Chad Connelly in 2011
Chad Connelly in 2011Drew Johnson/Flickr

In the wake of the party's election setbacks last year, the Republican National Committee has focused on outreach to a variety of constituencies that have been turning towards Democrats: Latinos, African Americans, younger voters, women, etc.

But it's against this backdrop that we also see the RNC boosting its outreach efforts to a group of voters that ostensibly represents the party's existing base.

The Republican National Committee has brought on a director of evangelical outreach to massage the party's complicated relationship with religious conservatives, GOP sources told CNN on Saturday.

The party organization has hired Chad Connelly, a consultant and motivational speaker who, until this weekend, was the chairman of the South Carolina Republican Party.

Connelly resigned from that job Saturday and informed members of the state party's executive committee that he will be taking a job at the RNC.... Connelly, a Baptist, has told multiple South Carolina Republicans that he will be steering the national party's outreach to faith-based groups.

There are two broad questions to consider. The first is, who's Chad Connelly? The Republican is far better known for his work leading the South Carolina GOP than engaging in faith-based activism. Upon taking over the state party two years ago, Connelly vowed to become President Obama's "worst nightmare," and then largely faded from the national scene.

That said, Connelly wrote an 80-page book in 2002, called "Freedom Tide," which made a series of ridiculous claims about the United States being founded as a "Christian nation." The book was panned for its inaccuracies and wasn't exactly a best-seller

But the other question is, why in the world would the Republican National Committee have to focus on evangelical outreach right now?

The answer, I suspect, has something to do with the fact that the religious right movement isn't nearly as pleased with its RNC allies as one might assume. As we discussed in April, many of the movement's most prominent leaders and activists publicly threatened to abandon the Republican Party altogether unless it continues to push -- enthusiastically -- a far-right culture war agenda.

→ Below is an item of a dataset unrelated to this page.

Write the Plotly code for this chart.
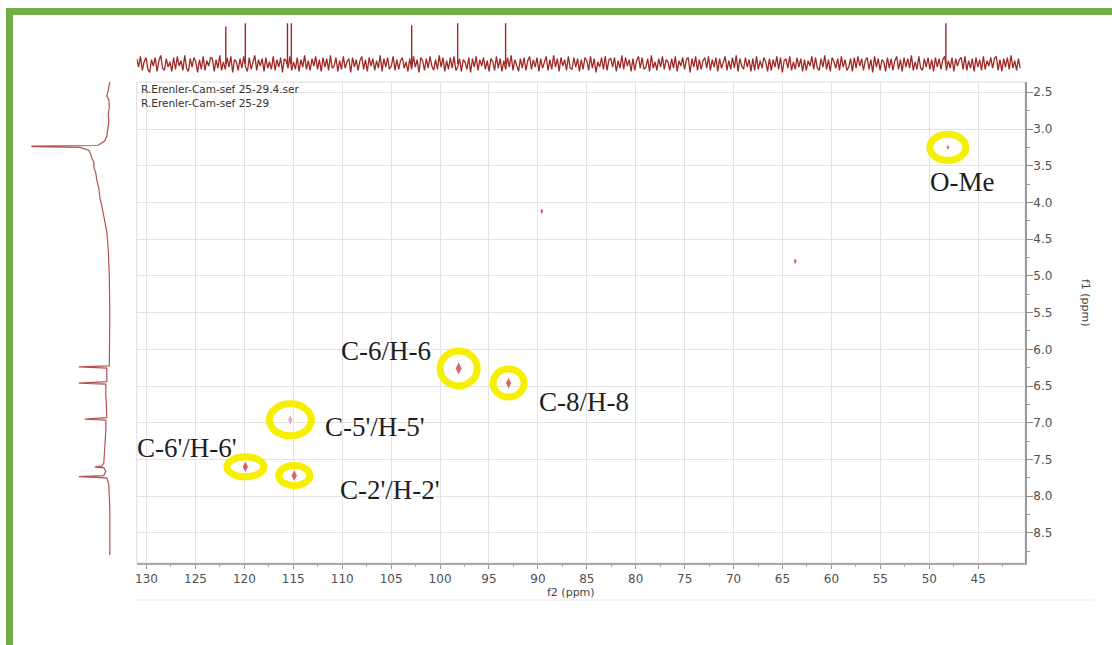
import numpy as np
import plotly.graph_objects as go

W, H = 1112, 645

# ---------------- data ----------------
peak_labels = ["O-Me", "C-6/H-6", "C-8/H-8", "C-5'/H-5'", "C-6'/H-6'", "C-2'/H-2'"]
peak_c = [48.1, 98.1, 93.0, 115.3, 119.9, 114.9]      # f2 (13C, ppm)
peak_h = [3.25, 6.26, 6.46, 6.96, 7.60, 7.72]         # f1 (1H, ppm)

weak_c = [89.6, 63.7]
weak_h = [4.12, 4.80]

c13_peaks = [121.9, 119.9, 115.6, 115.2, 102.9, 98.2, 93.3, 48.3]
c13_heights = [3.5, 3.8, 3.8, 3.8, 3.6, 3.8, 3.8, 3.8]
c13_noise = [
    0.5, -0.3, 0.7, -0.6, 0.2, 0.6, -0.5, -0.8, 0.4, -0.2, 0.6, -0.7, 0.3, 0.8, -0.4, -0.6, 0.5, -0.3, 0.2, -0.7, 0.6, -0.5, 0.7, -0.2,
    0.3, -0.6, 0.8, -0.4, -0.7, 0.5, -0.3, 0.6, 0.2, -0.8, 0.4, -0.5, 0.7, -0.6, 0.3, -0.2, 0.6, 0.5, -0.7, 0.4, -0.4, 0.8, -0.6, 0.2,
    -0.5, 0.6, -0.3, 0.7, -0.8, 0.4, 0.2, -0.6, 0.5, -0.4, 0.7, -0.3, -0.7, 0.6, -0.5, 0.3, 0.8, -0.6, 0.4, -0.2, 0.5, -0.7, 0.6, -0.4,
    0.2, -0.5, 0.7, -0.6, 0.4, -0.3, 0.6, -0.8, 0.5, 0.3, -0.4, 0.7, -0.6, 0.2, -0.5, 0.6, -0.7, 0.4, -0.3, 0.8, -0.5, 0.3, -0.6, 0.5,
    -0.2, 0.7, -0.5, 0.4, -0.7, 0.6, -0.3, 0.5, -0.6, 0.8, -0.4, -0.2, 0.6, -0.7, 0.3, -0.5, 0.7, -0.4, 0.2, 0.5, -0.8, 0.6, -0.3, 0.4,
    -0.6, 0.3, 0.7, -0.5, 0.4, -0.7, 0.6, -0.2, 0.5, -0.6, 0.3, -0.4, 0.8, -0.7, 0.5, -0.3, 0.6, -0.5, -0.2, 0.7, -0.6, 0.4, -0.5, 0.3,
    0.6, -0.4, 0.2, -0.7, 0.5, -0.5, 0.7, -0.3, 0.4, -0.8, 0.6, 0.3, -0.6, 0.5, -0.4, 0.7, -0.2, -0.6, 0.4, -0.5, 0.8, -0.3, 0.6, -0.7,
    0.3, -0.5, 0.6, -0.4, 0.7, -0.6, -0.3, 0.5, -0.7, 0.4, 0.2, -0.5, 0.6, -0.8, 0.5, -0.3, 0.7, -0.6, 0.4, -0.2, 0.6, -0.5, 0.3, -0.7,
    0.5, 0.2, -0.6, 0.7, -0.4, 0.5, -0.7, 0.3, -0.5, 0.6, -0.3, 0.8, -0.6, 0.4, -0.2, -0.7, 0.5, -0.4, 0.6, -0.6, 0.3, 0.7, -0.5, 0.4,
    -0.3, 0.6, -0.7, 0.5, -0.4, 0.2, 0.7, -0.6, 0.4, -0.5, 0.8, -0.3, 0.5, -0.7, 0.6, -0.2, 0.4, -0.6, 0.7, -0.4, -0.5, 0.6, -0.3, 0.5,
    -0.7, 0.4, -0.5, 0.6, 0.3, -0.6, 0.7, -0.4, 0.5, -0.8, 0.2, -0.3, 0.6, -0.5, 0.7, -0.6, 0.4, 0.5, -0.3, 0.6, -0.7, 0.3, -0.4, 0.8,
    -0.5, 0.6, -0.2, 0.4, -0.7, 0.5, -0.6, 0.3, 0.7, -0.4, 0.6, -0.5, -0.3, 0.5, -0.7, 0.8, -0.4, 0.2, -0.6, 0.5, -0.3, 0.7, -0.5, 0.4,
    0.2, -0.6, 0.5, -0.4, 0.7, -0.7, 0.3, -0.2, 0.6, -0.5, 0.4, 0.6, -0.8, 0.5, -0.3, 0.7, -0.6, 0.4, -0.5, 0.3, 0.6, -0.4, 0.7, -0.6,
    0.4, -0.3, 0.6, -0.7, 0.5, -0.4, 0.2, 0.7, -0.6, 0.3, -0.5, 0.6, -0.4, 0.8, -0.7, 0.5, -0.2, -0.5, 0.6, -0.3, 0.4, -0.7, 0.5, -0.6,
    0.7, -0.5, 0.3, -0.4, 0.6, 0.2, -0.7, 0.5, -0.6, 0.4, -0.3, 0.7, -0.5, 0.6, -0.8, 0.3, 0.5, -0.4, 0.7, -0.6, 0.2, -0.5, 0.6, -0.3,
    0.5, -0.7, 0.4, -0.6, 0.3, -0.2, 0.7, -0.5, 0.6, -0.4, -0.6, 0.5, -0.3, 0.8, -0.5, 0.4, -0.7, 0.6, 0.2, -0.4, 0.5, -0.6, 0.7, -0.3,
    0.4, -0.6, -0.3, 0.5, -0.7, 0.6, -0.4, 0.7, -0.2, 0.5, -0.6, 0.3, 0.6, -0.5, 0.4, -0.8, 0.7, -0.3, 0.5, -0.6, 0.4, 0.2, -0.7, 0.6,
    -0.4, 0.5, -0.6, 0.3, 0.7, -0.5, 0.4, -0.7, 0.6, -0.3, 0.5, -0.4, 0.8, -0.6, 0.2, -0.5, 0.7, -0.4, -0.6, 0.5, -0.3, 0.6, -0.5, 0.4,
    -0.7, 0.6, -0.3, 0.5, -0.5, 0.4, 0.7, -0.6, 0.3, -0.4, 0.6, -0.7, 0.5, -0.2, 0.4, 0.6, -0.5, 0.7, -0.6, 0.3, -0.4, 0.5, -0.7, 0.6,
    -0.3, 0.4, -0.6, 0.7, -0.5, 0.3, -0.2, 0.6, -0.4, 0.5, 0.7, -0.6, 0.4, -0.7, 0.5, -0.3, 0.6, -0.5, 0.8, -0.4, 0.3, -0.6, 0.5, -0.4,
]

h1_ppm = [2.36, 2.45, 2.50, 2.55, 2.60, 2.70, 2.80, 2.90, 3.00, 3.10, 3.16, 3.20, 3.225, 3.232, 3.242, 3.25,
          3.29, 3.35, 3.40, 3.45, 3.52, 3.60, 3.70, 3.80, 3.93, 4.05, 4.24, 4.40, 4.65, 5.00, 5.50, 6.00,
          6.20, 6.225, 6.24, 6.255, 6.35, 6.44, 6.46, 6.475, 6.60, 6.80, 6.93, 6.95, 6.965, 7.10, 7.30,
          7.45, 7.55, 7.59, 7.60, 7.615, 7.66, 7.72, 7.735, 7.75, 7.85, 8.00, 8.20, 8.80]
h1_int = [0, 1, 2, 3, 1, 0.5, 1.5, 1, 2, 3, 5, 9, 12, 78, 78, 30,
          21, 19, 18, 16, 16, 14, 13, 11, 10, 8, 5, 3, 1.5, 0.5, 0, 0,
          0.5, 0.5, 31, 3, 3, 3, 31, 4, 4, 3, 3, 25, 4, 4, 5,
          5, 6, 8, 15, 6, 4, 6, 31, 3, 1, 0.5, 0, 0]

x_ticks = [130, 125, 120, 115, 110, 105, 100, 95, 90, 85, 80, 75, 70, 65, 60, 55, 50, 45]
y_ticks = [2.5, 3.0, 3.5, 4.0, 4.5, 5.0, 5.5, 6.0, 6.5, 7.0, 7.5, 8.0, 8.5]
dataset_lines = ["R.Erenler-Cam-sef 25-29.4.ser", "R.Erenler-Cam-sef 25-29"]

# ---------------- layout helpers ----------------
def px(x):
    return x / W


def py(y):
    return 1 - y / H


X_RANGE = [131.0, 40.2]
Y_RANGE = [8.91, 2.36]
X_DOM = [px(135), px(1025)]
Y_DOM = [py(563), py(82)]

label_x = [46.7, 105.5, 85.3, 106.6, 125.9, 105.1]
label_y = [3.72, 6.02, 6.72, 7.06, 7.34, 7.92]
ring_w = [36, 37, 31, 42, 37, 31]
ring_h = [26, 35, 28, 32, 20, 20]
spot_size = [5, 10, 9, 8, 9, 9]
spot_col = ["#c8282e", "#c8282e", "#c8282e", "#e58a98", "#c8282e", "#c8282e"]

SPEC = "#a02828"

fig = go.Figure()

# top 13C projection
noise_x = np.linspace(131.0, 40.7, len(c13_noise))
fig.add_trace(go.Scatter(x=noise_x, y=c13_noise, mode="lines",
                         line=dict(color=SPEC, width=1.3), xaxis="x2", yaxis="y2",
                         hoverinfo="skip", showlegend=False))
pk_x, pk_y = [], []
for c, h in zip(c13_peaks, c13_heights):
    pk_x += [c, c, None]
    pk_y += [0, h, None]
fig.add_trace(go.Scatter(x=pk_x, y=pk_y, mode="lines",
                         line=dict(color=SPEC, width=1.4), xaxis="x2", yaxis="y2",
                         hoverinfo="skip", showlegend=False))

# left 1H projection
fig.add_trace(go.Scatter(x=h1_int, y=h1_ppm, mode="lines",
                         line=dict(color="#b8504f", width=1.2), xaxis="x3", yaxis="y3",
                         hoverinfo="skip", showlegend=False))

# cross peaks
fig.add_trace(go.Scatter(x=peak_c, y=peak_h, mode="markers",
                         marker=dict(symbol="diamond-tall", size=spot_size, color=spot_col),
                         showlegend=False, hoverinfo="skip"))
fig.add_trace(go.Scatter(x=weak_c, y=weak_h, mode="markers",
                         marker=dict(symbol="diamond-tall", size=4, color="#e05050"),
                         showlegend=False, hoverinfo="skip"))

shapes = []
# outer green frame
shapes.append(dict(type="rect", xref="paper", yref="paper",
                   x0=px(7.5), x1=1.05, y0=-0.05, y1=py(11.5),
                   line=dict(color="#70ad47", width=7), layer="below"))
# plot box
shapes.append(dict(type="rect", xref="paper", yref="paper",
                   x0=X_DOM[0], x1=X_DOM[1], y0=Y_DOM[0], y1=Y_DOM[1],
                   line=dict(color="#dcdcdc", width=1), layer="below"))
# faint divider under the axis
shapes.append(dict(type="line", xref="paper", yref="paper",
                   x0=px(133), x1=px(1093), y0=py(600), y1=py(600),
                   line=dict(color="#f0f0f0", width=1.5), layer="below"))
# yellow rings
for c, h, w, hh in zip(peak_c, peak_h, ring_w, ring_h):
    shapes.append(dict(type="circle", xref="x", yref="y",
                       xsizemode="pixel", ysizemode="pixel",
                       xanchor=c, yanchor=h,
                       x0=-w / 2, x1=w / 2, y0=-hh / 2, y1=hh / 2,
                       line=dict(color="#f7ef00", width=7), layer="above"))

annotations = []
for t, lx, ly in zip(peak_labels, label_x, label_y):
    annotations.append(dict(x=lx, y=ly, xref="x", yref="y", text=t, showarrow=False,
                            font=dict(family="Liberation Serif", size=27, color="#1e1e1e"),
                            xanchor="center", yanchor="middle"))
for i, t in enumerate(dataset_lines):
    annotations.append(dict(x=px(137), y=py(89 + 13.5 * i), xref="paper", yref="paper",
                            text=t, showarrow=False, xanchor="left", yanchor="middle",
                            font=dict(family="DejaVu Sans", size=10.5, color="#333333")))
annotations.append(dict(x=px(570), y=py(592), xref="paper", yref="paper", text="f2 (ppm)",
                        showarrow=False, xanchor="center", yanchor="middle",
                        font=dict(family="DejaVu Sans", size=11, color="#444444")))
annotations.append(dict(x=px(1086), y=py(303), xref="paper", yref="paper", text="f1 (ppm)",
                        showarrow=False, xanchor="center", yanchor="middle", textangle=90,
                        font=dict(family="DejaVu Sans", size=11, color="#444444")))

tickfont = dict(family="DejaVu Sans", size=12, color="#505050")

fig.update_layout(
    width=W, height=H,
    margin=dict(l=0, r=0, t=0, b=0),
    paper_bgcolor="white", plot_bgcolor="white",
    showlegend=False,
    shapes=shapes,
    annotations=annotations,
    xaxis=dict(domain=X_DOM, range=X_RANGE, anchor="y",
               tickvals=x_ticks, ticktext=[str(v) for v in x_ticks],
               tickfont=tickfont, ticks="outside", ticklen=4, tickcolor="#999999",
               showline=True, linecolor="#a8a8a8", linewidth=1.5,
               showgrid=True, gridcolor="#e3e3e3", gridwidth=1, zeroline=False,
               minor=dict(dtick=2.5, tick0=0, ticks="outside", ticklen=2, tickcolor="#aaaaaa",
                          showgrid=False)),
    yaxis=dict(domain=Y_DOM, range=Y_RANGE, anchor="x", side="right",
               tickvals=y_ticks, ticktext=[f"{v:.1f}" for v in y_ticks],
               tickfont=tickfont, ticks="outside", ticklen=6, tickcolor="#888888",
               ticklabelstandoff=-2,
               showline=True, linecolor="#999999", linewidth=1.5,
               showgrid=True, gridcolor="#e3e3e3", gridwidth=1, zeroline=False,
               minor=dict(dtick=0.25, tick0=0, ticks="outside", ticklen=3, tickcolor="#999999",
                          showgrid=False)),
    xaxis2=dict(domain=X_DOM, range=X_RANGE, anchor="y2", visible=False),
    yaxis2=dict(domain=[py(80), py(20)], range=[-1.5, 4.1], anchor="x2", visible=False),
    xaxis3=dict(domain=[px(20), px(115)], range=[88, -7], anchor="y3", visible=False),
    yaxis3=dict(domain=Y_DOM, range=Y_RANGE, anchor="x3", visible=False),
)

fig.write_html("out.html", config={"displayModeBar": False},
               post_script="document.body.style.margin='0';")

The threats coincided with a call from Tony Perkins, president of the right-wing Family Research Council, that social conservatives stop contributing to the RNC until the party starts "defending core principles."

That might help explain why the RNC hired Connelly, but as we talked about at the time, it's not at all clear what more the religious right community seriously expects of the party.

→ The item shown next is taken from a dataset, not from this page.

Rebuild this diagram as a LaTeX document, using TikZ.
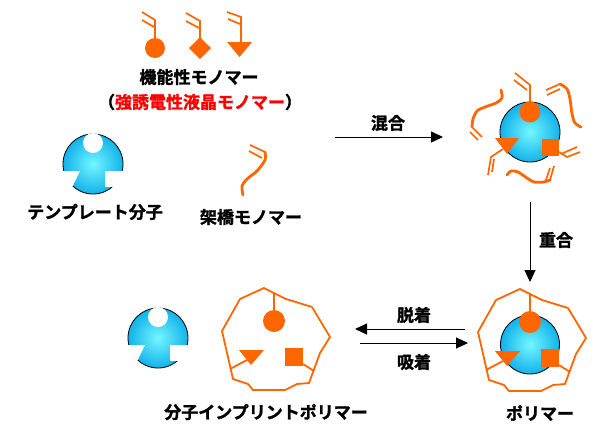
\documentclass[tikz,border=0pt]{standalone}
\usepackage{fontspec}
\setmainfont{Noto Sans CJK JP}[BoldFont={Noto Sans CJK JP Bold},BoldFeatures={FakeBold=1.6}]
\usetikzlibrary{arrows.meta}
\definecolor{mono}{HTML}{FF6600}
\definecolor{ballin}{HTML}{74F6FF}
\definecolor{ballout}{HTML}{12B2EA}

\begin{document}
\begin{tikzpicture}[x=1pt,y=-1pt,
  lbl/.style={inner sep=0.75pt,font=\fontsize{17}{20}\selectfont\bfseries},
  arr/.style={line width=1pt,-{Triangle[length=12pt,width=11pt]}},
  bond/.style={draw=mono,line width=1.7pt},
  chain/.style={draw=mono,line width=2.8pt,line cap=round,line join=round},
  ball/.style={draw=black,line width=0.8pt,inner color=ballin,outer color=ballout},
  shell/.style={draw=mono,line width=1.8pt,line join=round}]
\useasboundingbox (0,0) rectangle (596,424);

% functional monomers
\draw[bond] (142,12) -- (155,20) -- (155,40);
\draw[bond] (142,20) -- (154,27);
\fill[mono] (155,48) circle (10);
\draw[bond] (186,13) -- (200,21) -- (200,38);
\draw[bond] (186,21) -- (199,28);
\fill[mono] (200,37) -- (211,48) -- (200,59) -- (189,48) -- cycle;
\draw[bond] (227,12) -- (241,17) -- (241,42);
\draw[bond] (228,19) -- (240,24);
\fill[mono] (227,42) -- (252,42) -- (239.5,57) -- cycle;
\node[lbl] (func) at (199,77) {機能性モノマー};
\node[lbl] (flc) at (200,102) {（\textcolor{red}{強誘電性液晶モノマー}）};

% template molecules
\foreach \cx/\cy in {93/164,158/338} {
  \begin{scope}[shift={(\cx,\cy)}]
    \path[ball] (0,0) circle (30);
    \fill[white] (0,-21) circle (10);
    \fill[white] (-36,7) -- (-13,7) -- (-20.4,22.4) -- (-36,22.4) -- cycle;
    \fill[white] (12,7) rectangle (36,23);
  \end{scope}
}
\node[lbl] (tmpl) at (95,212) {テンプレート分子};

% cross-linker
\draw[bond] (250,145) -- (265,152);
\draw[bond] (249,151) -- (262,158);
\draw[chain] plot[smooth] coordinates {(265,152) (265,160) (257,171) (247,179) (242,186) (243,195)};
\node[lbl] (xlink) at (251,217) {架橋モノマー};

% mixture
\path[ball] (530,132) circle (30);
\draw[bond] (515,73) -- (530,85) -- (530,103);
\draw[bond] (514,80) -- (527,90);
\fill[mono] (530,112) circle (10.5);
\fill[mono] (495,138) -- (519,138) -- (507,154) -- cycle;
\draw[bond] (503,149) -- (491,157) -- (488,175);
\draw[bond] (494,159) -- (492,172);
\fill[mono] (542,139) rectangle (559,156);
\draw[bond] (559,152) -- (567,157) -- (580,152);
\draw[bond] (561,154) -- (577,147);
\draw[chain] plot[smooth] coordinates {(501,90) (502,98) (496,103) (485,107) (477,111) (473,119) (472,127)};
\draw[bond] (472,127) -- (482,137);
\draw[bond] (470,132) -- (478,140);
\draw[chain] plot[smooth] coordinates {(560,84) (567,89) (570,99) (572,114) (575,123) (581,127)};
\draw[bond] (546,90) -- (560,84);
\draw[bond] (547,95) -- (560,89);
\draw[chain] plot[smooth] coordinates {(507,175) (511,171) (518,172) (527,178) (534,182) (544,182) (550,180)};
\draw[bond] (550,180) -- (554,166);
\draw[bond] (546,180) -- (550,168);

% polymer shells
\foreach \cx/\cy in {274/321,530/322} {
  \begin{scope}[shift={(\cx,\cy)}]
    \draw[shell] (-10,-33) -- (12,-22) -- (38,-14) -- (56,16) -- (46,32) -- (35,62)
      -- (23,63) -- (11,69) -- (-21,69) -- (-26,63) -- (-41,58) -- (-52,10) -- (-34,-22) -- cycle;
    \draw[shell] (0,-28) -- (0,-8);
    \draw[shell] (-44,48) -- (-27,39);
    \draw[shell] (29,43) -- (40,50);
  \end{scope}
}
\path[ball] (530,344.5) circle (29.5);
\foreach \cx/\cy in {274/321,530/322} {
  \begin{scope}[shift={(\cx,\cy)}]
    \fill[mono] (0,0) circle (11);
    \fill[mono] (-35,29) -- (-10,29) -- (-23,44) -- cycle;
    \fill[mono] (11,27) rectangle (29,45);
  \end{scope}
}
\node[lbl] (mip) at (266,412) {分子インプリントポリマー};
\node[lbl] (poly) at (540,413) {ポリマー};

% process arrows
\coordinate (mixA) at (335,137);
\coordinate (mixB) at (443,137);
\coordinate (polA) at (530,202);
\coordinate (polB) at (530,282);
\coordinate (desA) at (465,329);
\coordinate (desB) at (355,329);
\coordinate (adsA) at (360,343);
\coordinate (adsB) at (468,343);
\draw[arr] (mixA) -- (mixB);
\draw[arr] (polA) -- (polB);
\draw[arr] (desA) -- (desB);
\draw[arr] (adsA) -- (adsB);
\node[lbl] (mixing) at (388,123) {混合};
\node[lbl] (polym) at (556,240) {重合};
\node[lbl] (desorb) at (414,315) {脱着};
\node[lbl] (adsorb) at (414,362) {吸着};
\end{tikzpicture}
\end{document}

After all, Republican policymakers are banning abortion and targeting reproductive rights at a breathtaking clip, pursuing official state religions, eliminating sex-ed, going after Planned Parenthood, and restricting contraception. Heck, we even have a state A.G. and gubernatorial candidate fighting to protect an anti-sodomy law.

What's more, folks like Reince Priebus are condemning Planned Parenthood and "infanticide," while Paul Ryan is speaking to right-wing groups about a future in which abortion rights are "outlawed."

And social conservatives are outraged that Republicans haven't pushed the culture war enough? Why, because the RNC hasn't officially declared its support for a theocracy yet?

Presumably, it's now up to Connelly to help make this clearer to the party's evangelical base.